No, the scenario you describe could not occur -- it would involve a consistency violation within entity group A. Once you see the effects of write W to entity group A, all operations on entity group A (across all servers) are guaranteed to see W.

The reduced consistency guarantees in HRD involve indexes, because indexes span entity groups. An example: suppose that you set name=foo in record A1, which is part of entity group A. If you then retrieve record A1, that's an operation on entity group A, so you're guaranteed to see name=foo. But if you perform a global query for all records with name == foo, that's an operation on an index, which is outside the entity group and so is not mediated by the entity group's Paxos log. Therefore, your query might not return A1. The index is "eventually" consistent -- it's guaranteed that, eventually, all indexes will be updated. But AFAIK there's no guaranteed upper bound on "eventually". In practice, it should usually be very quick, but only usually.

davepeck · on March 31, 2011

Thanks. I didn't understand the relationship between entity groups/partitions and consistency in the HRD.
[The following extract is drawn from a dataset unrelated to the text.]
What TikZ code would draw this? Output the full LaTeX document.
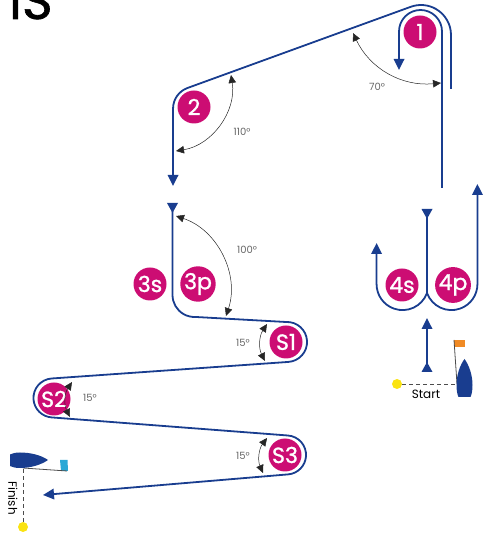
\documentclass[tikz,border=0pt]{standalone}
\usepackage{fontspec}
\setmainfont{Poppins}
\newfontfamily\legfont[FakeBold=1.2]{Poppins}
\usetikzlibrary{arrows.meta}
\definecolor{courseblue}{rgb}{0.10,0.24,0.56}
\definecolor{legpink}{rgb}{0.80,0.05,0.45}
\definecolor{buoyyellow}{rgb}{0.98,0.89,0.07}
\definecolor{flagorange}{rgb}{0.94,0.54,0.14}
\definecolor{flagblue}{rgb}{0.16,0.66,0.84}

\begin{document}
\begin{tikzpicture}
  [x=1pt,y=1pt,
   leg/.style={circle,fill=legpink,text=white,minimum size=33pt,inner sep=0pt,font=\legfont\fontsize{22}{22}\selectfont},
   anglelabel/.style={inner sep=0pt,text=black!60,font=\fontsize{10}{10}\selectfont},
   course/.style={draw=courseblue,line width=1.8pt,line join=round},
   headend/.style={-{Triangle[length=11pt,width=10.5pt]}},
   headboth/.style={{Triangle[reversed,length=10pt,width=10.5pt]}-{Triangle[length=11pt,width=10.5pt]}},
   headstart/.style={{Triangle[reversed,length=10pt,width=10.5pt]}-},
   anglearc/.style={draw=black!85,line width=0.5pt,{Triangle[length=8pt,width=7.5pt]}-{Triangle[length=8pt,width=7.5pt]}},
   dashline/.style={draw=black!70,line width=0.8pt,dash pattern=on 4pt off 3pt},
   buoy/.style={circle,fill=buoyyellow,minimum size=10pt,inner sep=0pt}]

  \useasboundingbox (0,0) rectangle (482,535);

  \node[anchor=base west,inner sep=0pt,font=\legfont\fontsize{52}{52}\selectfont] (title) at (9,516) {IS};

  % legs of the course
  \draw[course,headend] (442,347) -- (442,503.5) arc (0:180:21.5) -- (399,465);
  \draw[course,headend] (451,446) -- (451,500) arc (0:110:30) -- (187.5,447) arc (110:180:22) -- (173,349);
  \draw[course,headboth] (172.5,332) -- (172.5,240) arc (180:273:22) -- (286,213) arc (93:-86:20)
    -- (51.6,156.5) arc (94:266:19.5) -- (287.9,99.5) arc (86:-85:19.5) -- (43,40);
  \draw[course,headstart] (427,326) -- (427,242);
  \draw[course,headend] (427,242) arc (-20:-180:26) -- (376.6,292);
  \draw[course,headend] (427,242) arc (200:360:26) -- (477.4,351);
  \draw[course,headboth] (427,163) -- (427,217);

  \node[leg] (n1) at (420,503) {1};
  \node[leg] (n2) at (194,428) {2};
  \node[leg] (n3s) at (150,251) {3s};
  \node[leg] (n3p) at (198,251) {3p};
  \node[leg] (n4s) at (402,250) {4s};
  \node[leg] (n4p) at (453,250) {4p};
  \node[leg] (s1) at (286,193) {S1};
  \node[leg] (s2) at (54,136) {S2};
  \node[leg] (s3) at (285,80) {S3};

  % angles
  \coordinate (a70a) at (353,502);
  \coordinate (a70b) at (441,452);
  \coordinate (a110a) at (231,460);
  \coordinate (a110b) at (176,384);
  \coordinate (a100a) at (176,319);
  \coordinate (a100b) at (226,219);
  \coordinate (a15a) at (267,211);
  \coordinate (a15b) at (265,174);
  \coordinate (a15c) at (72,153);
  \coordinate (a15d) at (70,118);
  \coordinate (a15e) at (267,97);
  \coordinate (a15f) at (263,62);
  \foreach \from/\to/\bendang in {a70a/a70b/35,a110b/a110a/45,a100a/a100b/-45,a15a/a15b/30,a15d/a15c/-30,a15e/a15f/30}
    \draw[anglearc] (\from) to[bend right=\bendang] (\to);

  \node[anglelabel] (t70) at (377,448) {70°};
  \node[anglelabel] (t110) at (242,403) {110°};
  \node[anglelabel] (t100) at (247,285) {100°};
  \node[anglelabel] (t15a) at (243,192) {15°};
  \node[anglelabel] (t15b) at (90,137) {15°};
  \node[anglelabel] (t15c) at (243,79) {15°};

  % start
  \node[buoy] (startbuoy) at (397,151) {};
  \coordinate (startboat) at (457,151);
  \draw[dashline] (startbuoy) -- (startboat);
  \node[inner sep=0pt,font=\fontsize{12}{12}\selectfont] (starttext) at (426,141) {Start};
  \fill[flagorange] (454,195) rectangle (465,188);
  \coordinate (startflag) at (454,195);
  \draw[black!70,line width=0.8pt] (startflag) -- (startboat);
  \fill[courseblue] (464.5,176) .. controls (469,170) and (472.5,160) .. (472.5,150)
    .. controls (472.5,144) and (471.5,140) .. (470.5,138) -- (458.5,138)
    .. controls (457.5,140) and (456.5,144) .. (456.5,150)
    .. controls (456.5,160) and (460,170) .. (464.5,176) -- cycle;

  % finish
  \node[buoy] (finishbuoy) at (23,8) {};
  \coordinate (finishboat) at (23,67);
  \draw[dashline] (finishbuoy) -- (finishboat);
  \node[inner sep=0pt,rotate=-90,font=\fontsize{12}{12}\selectfont] (finishtext) at (13,37) {Finish};
  \fill[flagblue] (60,75) -- (67.5,75) -- (68,64) -- (61,64) -- cycle;
  \coordinate (finishflag) at (67,64);
  \draw[black!70,line width=0.8pt] (finishboat) -- (finishflag);
  \fill[courseblue] (48,75) .. controls (41,80) and (30,82.5) .. (20,82.5)
    .. controls (15,82.5) and (12,81.5) .. (10,80.5) -- (10,69)
    .. controls (12,68) and (15,67) .. (20,67)
    .. controls (30,67) and (41,70) .. (48,75) -- cycle;
\end{tikzpicture}
\end{document}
snarfed · on April 11, 2011

snewman's comments have addressed most of this. (hey steve!) i'll just add that HRD has more predictable read and write latency, which most developers like a lot, but its writes are also slower on average, since they incur at least one Paxos round across datacenters.
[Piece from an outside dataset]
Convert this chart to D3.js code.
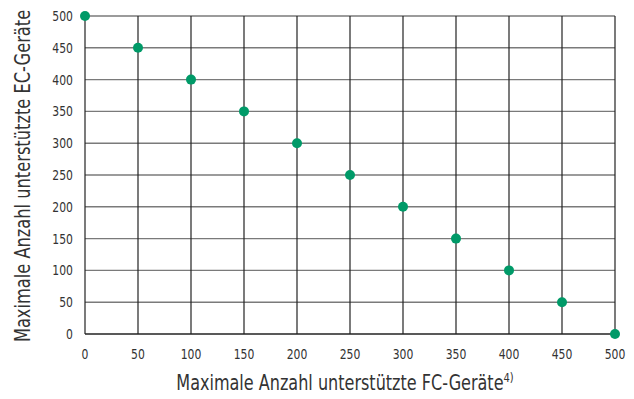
<!DOCTYPE html>
<html><head><meta charset="utf-8">
<script src="https://cdn.jsdelivr.net/npm/d3@7"></script>
<style>
body{margin:0;background:#fff;}
text{font-family:"Liberation Sans Narrow","DejaVu Sans Condensed",sans-serif;fill:#333;}
</style></head>
<body><svg id="c" width="634" height="399"></svg>
<script>
const fcDevices = [0,50,100,150,200,250,300,350,400,450,500];
const ecDevices = [500,450,400,350,300,250,200,150,100,50,0];
const xTicks = [0,50,100,150,200,250,300,350,400,450,500];
const yTicks = [0,50,100,150,200,250,300,350,400,450,500];

const svg = d3.select("#c");
const x = d3.scaleLinear().domain([0,500]).range([85,615]);
const y = d3.scaleLinear().domain([0,500]).range([334,16]);

// horizontal grid
svg.append("g").selectAll("line").data(yTicks).join("line")
  .attr("x1",x(0)).attr("x2",x(500)).attr("y1",d=>y(d)).attr("y2",d=>y(d))
  .attr("stroke",d=>d===0?"#222":"#7a7a7a").attr("stroke-width",1.4);
// vertical grid
svg.append("g").selectAll("line").data(xTicks).join("line")
  .attr("y1",y(0)).attr("y2",y(500)).attr("x1",d=>x(d)).attr("x2",d=>x(d))
  .attr("stroke","#222").attr("stroke-width",1.2);

// tick labels (narrowed horizontally for a condensed look)
svg.append("g").selectAll("text").data(yTicks).join("text")
  .attr("transform",d=>`translate(${x(0)-12},${y(d)}) scale(0.86,1)`)
  .attr("dy","0.36em").attr("text-anchor","end").attr("font-size",14).text(d=>d);
svg.append("g").selectAll("text").data(xTicks).join("text")
  .attr("transform",d=>`translate(${x(d)},${y(0)+20}) scale(0.86,1)`)
  .attr("dy","0.36em").attr("text-anchor","middle").attr("font-size",14).text(d=>d);

// points
svg.append("g").selectAll("circle").data(fcDevices).join("circle")
  .attr("cx",d=>x(d)).attr("cy",(d,i)=>y(ecDevices[i])).attr("r",5)
  .attr("fill","#009a68");

// axis titles
const xt = svg.append("text").attr("transform","translate(345,390) scale(0.85,1)")
  .attr("text-anchor","middle").attr("font-size",21);
xt.append("tspan").text("Maximale Anzahl unterstützte FC-Geräte");
xt.append("tspan").attr("font-size",13).attr("dy",-8).text("4)");
svg.append("text").attr("transform","translate(30,176) rotate(-90) scale(0.86,1)")
  .attr("text-anchor","middle").attr("font-size",21)
  .text("Maximale Anzahl unterstützte EC-Geräte");
</script></body></html>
herrherr · on March 31, 2011

I really hoped that they would release a full-text search for the datastore.

Guess I'll have to wait for that and use the improvised solution (http://billkatz.com/2009/6/Simple-Full-Text-Search-for-App-E...).

yoda_sl · on March 31, 2011

One area that raise my interest is with the File API. I wonder if with the 'file' support it will be possible to get Lucene deployed onto GAE.

miloco · on March 31, 2011

Still no simple backup/restore feature. All I ask is for them to implement a dashboard based backup & restore tool!